Tapi, di sisi lain, kalau cerita sama orang-orang, selalu disuruh bersyukur. Ku akui, itu memang benar dan harus diterapkan tapi aku masih nggak bisa diterima dengan kejelasan manajemen aja sampai pengen bikin serikat pekerja hehehe. Tapi apa daya, aku cuma pegawai belum satu tahun alias pegawai kontrak yang hak-haknya dikesampingkan dan mungkin dianggap nggak ada juga.

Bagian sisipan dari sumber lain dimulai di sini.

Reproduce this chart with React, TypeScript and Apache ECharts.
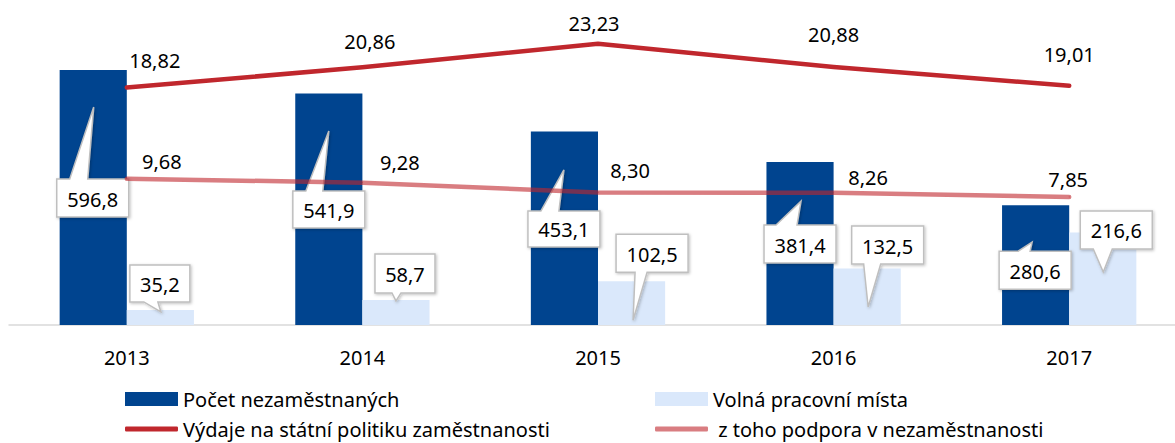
import React, { useEffect, useRef } from "react";
import * as echarts from "echarts";

const categories = ["2013", "2014", "2015", "2016", "2017"];
const unemployed = [596.8, 541.9, 453.1, 381.4, 280.6];
const vacancies = [35.2, 58.7, 102.5, 132.5, 216.6];
const expenditure = [18.82, 20.86, 23.23, 20.88, 19.01];
const benefits = [9.68, 9.28, 8.3, 8.26, 7.85];

const seriesNames = [
  "Počet nezaměstnaných",
  "Volná pracovní místa",
  "Výdaje na státní politiku zaměstnanosti",
  " z toho podpora v nezaměstnanosti",
];

const FONT = "Noto Sans";
const BAR_CAT_GAP = 0.43;

// label layout (offsets relative to anchor points)
const expLabelOffsets = [[28, -27], [7.5, -26], [-4, -20], [0, -33], [0, -31]];
const benLabelOffsets = [[35, -17.5], [37.5, -20.5], [32, -22], [34.5, -15], [-1, -17]];

type Callout = { bx: number; by: number; w: number; h: number; tx: number; ty: number; bl: number; br: number };
const darkCallouts: Callout[] = [
  { bx: -0.5, by: 128, w: 72, h: 38, tx: 0.5, ty: 37, bl: -23, br: -5 },
  { bx: 0, by: 116, w: 72, h: 37, tx: 0, ty: 37.5, bl: -23, br: -6 },
  { bx: -0.5, by: 97.5, w: 72, h: 36, tx: -0.5, ty: 38.5, bl: -23, br: -5 },
  { bx: 0, by: 82, w: 72, h: 38, tx: 1, ty: 39, bl: -24, br: -3 },
  { bx: -0.5, by: 65, w: 72, h: 38, tx: -3.5, ty: 37, bl: -17, br: -5 },
];
const lightCallouts: Callout[] = [
  { bx: -0.5, by: -26.5, w: 60, h: 37, tx: 0.5, ty: 2, bl: -16, br: -2 },
  { bx: 9, by: -26.5, w: 60, h: 39, tx: 0, ty: 1, bl: -13, br: -4 },
  { bx: 20.5, by: -28, w: 72, h: 38, tx: 1.5, ty: 39, bl: -17, br: -5 },
  { bx: 20.5, by: -23.4, w: 72, h: 38, tx: 1, ty: 38.6, bl: -24, br: -7 },
  { bx: 13.5, by: -2.5, w: 72, h: 38, tx: 0.5, ty: 39.5, bl: -23, br: -4 },
];

const fmt = (v: number, d: number) => v.toFixed(d).replace(".", ",");

function makeRenderer(layouts: Callout[], side: number) {
  return (params: any, api: any) => {
    const i = params.dataIndex;
    const v = api.value(1);
    const pt = api.coord([api.value(0), v]);
    const catW = api.size([1, 0])[0];
    const barW = (catW * (1 - BAR_CAT_GAP)) / 2;
    const ax = pt[0] + (side * barW) / 2;
    const ay = pt[1];
    const L = layouts[i];
    const cx = ax + L.bx;
    const cy = ay + L.by;
    const x0 = cx - L.w / 2, x1 = cx + L.w / 2, y0 = cy - L.h / 2, y1 = cy + L.h / 2;
    const tx = ax + L.tx, ty = ay + L.ty;
    let pts: number[][];
    if (ty < y0) {
      pts = [[x0, y0], [cx + L.bl, y0], [tx, ty], [cx + L.br, y0], [x1, y0], [x1, y1], [x0, y1]];
    } else {
      pts = [[x0, y0], [x1, y0], [x1, y1], [cx + L.br, y1], [tx, ty], [cx + L.bl, y1], [x0, y1]];
    }
    return {
      type: "group",
      children: [
        {
          type: "polygon",
          shape: { points: pts },
          style: {
            fill: "#ffffff",
            stroke: "#bfbfbf",
            lineWidth: 1.5,
            shadowBlur: 3,
            shadowOffsetX: 1,
            shadowOffsetY: 1,
            shadowColor: "rgba(0,0,0,0.25)",
          },
        },
        {
          type: "text",
          x: cx,
          y: cy + 1,
          style: {
            text: fmt(v, 1),
            align: "center",
            verticalAlign: "middle",
            fontSize: 20,
            fontFamily: FONT,
            fill: "#000000",
          },
        },
      ],
    };
  };
}

export default function App() {
  const ref = useRef<HTMLDivElement>(null);
  useEffect(() => {
    if (!ref.current) return;
    const chart = echarts.init(ref.current, null, { renderer: "svg" });
    const legendBase = {
      selectedMode: false,
      itemWidth: 53,
      itemHeight: 14,
      itemGap: 5,
      textStyle: { fontSize: 20, fontFamily: FONT, color: "#000" },
    };
    chart.setOption({
      animation: false,
      backgroundColor: "#ffffff",
      grid: { left: 9, right: 0, top: 26, bottom: 118, containLabel: false },
      legend: [
        { ...legendBase, data: [seriesNames[0]], left: 120, top: 384, icon: "rect" },
        { ...legendBase, data: [seriesNames[1]], left: 650, top: 384, icon: "rect" },
        { ...legendBase, data: [seriesNames[2]], left: 120, top: 414, icon: "roundRect", itemHeight: 5 },
        { ...legendBase, data: [seriesNames[3]], left: 650, top: 414, icon: "roundRect", itemHeight: 5 },
      ],
      xAxis: {
        type: "category",
        data: categories,
        axisLine: { show: true, lineStyle: { color: "#d9d9d9", width: 1.5 } },
        axisTick: { show: false },
        axisLabel: { fontSize: 20, fontFamily: FONT, color: "#000", margin: 22 },
      },
      yAxis: [
        { type: "value", min: 0, max: 700, show: false, splitLine: { show: false } },
        { type: "value", min: -5, max: 25, show: false, splitLine: { show: false } },
      ],
      series: [
        {
          name: seriesNames[0],
          type: "bar",
          data: unemployed,
          barGap: "0%",
          barCategoryGap: "43%",
          itemStyle: { color: "#00448F" },
          z: 2,
        },
        {
          name: seriesNames[1],
          type: "bar",
          data: vacancies,
          barGap: "0%",
          barCategoryGap: "43%",
          itemStyle: { color: "#DAE8FB" },
          z: 2,
        },
        {
          name: "calloutsDark",
          type: "custom",
          data: unemployed.map((v, i) => [i, v]),
          renderItem: makeRenderer(darkCallouts, -1),
          z: 3,
          silent: true,
        },
        {
          name: "calloutsLight",
          type: "custom",
          data: vacancies.map((v, i) => [i, v]),
          renderItem: makeRenderer(lightCallouts, 1),
          z: 3,
          silent: true,
        },
        {
          name: seriesNames[2],
          type: "line",
          yAxisIndex: 1,
          data: expenditure.map((v, i) => ({ value: v, label: { offset: expLabelOffsets[i] } })),
          symbol: "circle",
          symbolSize: 1,
          showSymbol: true,
          color: "#C0272D",
          lineStyle: { color: "#C0272D", width: 4.5, cap: "round", join: "round" },
          label: {
            show: true,
            position: "inside",
            fontSize: 20,
            fontFamily: FONT,
            color: "#000",
            formatter: (p: any) => fmt(p.value, 2),
          },
          z: 5,
        },
        {
          name: seriesNames[3],
          type: "line",
          yAxisIndex: 1,
          data: benefits.map((v, i) => ({ value: v, label: { offset: benLabelOffsets[i] } })),
          symbol: "circle",
          symbolSize: 1,
          showSymbol: true,
          color: "rgba(192,39,45,0.6)",
          lineStyle: { color: "rgba(192,39,45,0.6)", width: 4.5, cap: "round", join: "round" },
          label: {
            show: true,
            position: "inside",
            fontSize: 20,
            fontFamily: FONT,
            color: "#000",
            formatter: (p: any) => fmt(p.value, 2),
          },
          z: 5,
        },
      ],
    });
    return () => chart.dispose();
  }, []);
  return (
    <div
      style={{ position: "fixed", left: 0, top: 0, width: 1175, height: 443, overflow: "hidden", background: "#fff" }}
    >
      <div ref={ref} style={{ position: "absolute", left: 0, top: 0, width: 1187, height: 443 }} />
    </div>
  );
}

Sempat deg-degan karena masih muda gini kenapa aku udah punya hutang dan cicilan. Dan kebanyakan mereka due date-nya di tanggal-tanggal pertengahan mau ke 20. Sebenarnya, dengan gaji dicicil ini semua udah ku bayarkan di depan dan menyisakan remahan-remahan yang akhirnya terpaksa membuatku, lagi-lagi, menggunakan tabungan. Like bye bye millenials pandai menabung, aku nggak bisa mengikuti gaya hidup melek finansial seperti yang sudah kalian agung-agungkan. Boro-boro ngikutin anjuran mulailah investasi, atau reksadana, tabungan emas dan blampetan lainnya, gajiku masih sedikit di atas UMR dan udah ngepas kalau sama bayar uang kos.

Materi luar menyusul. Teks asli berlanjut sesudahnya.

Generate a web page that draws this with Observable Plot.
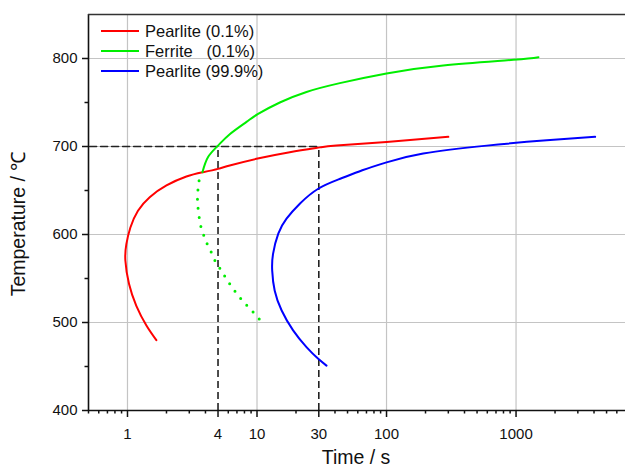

Awalnya, aku kayak bahagia banget gitu udah punya penghasilan sendiri. Di awal-awal gaji masih full dan belum terpotong pajak-pajak yang jumlahnya ternyata nggak sedikit itu, bahkan masih bisa ngasih orang tua dengan jumlah yang nggak sedikit. Tapi sekarang, mah, boro-boro, sampai nungguin mama nagih aja kalau butuh buat bayar listrik atau air doang. Yang lain udah menguap entah kemana. Pesanku cuma satu, ngga usah sok-sokan ngambil cicilan atau berhutang kalau masih curut kayak gini. Asli, nyesel.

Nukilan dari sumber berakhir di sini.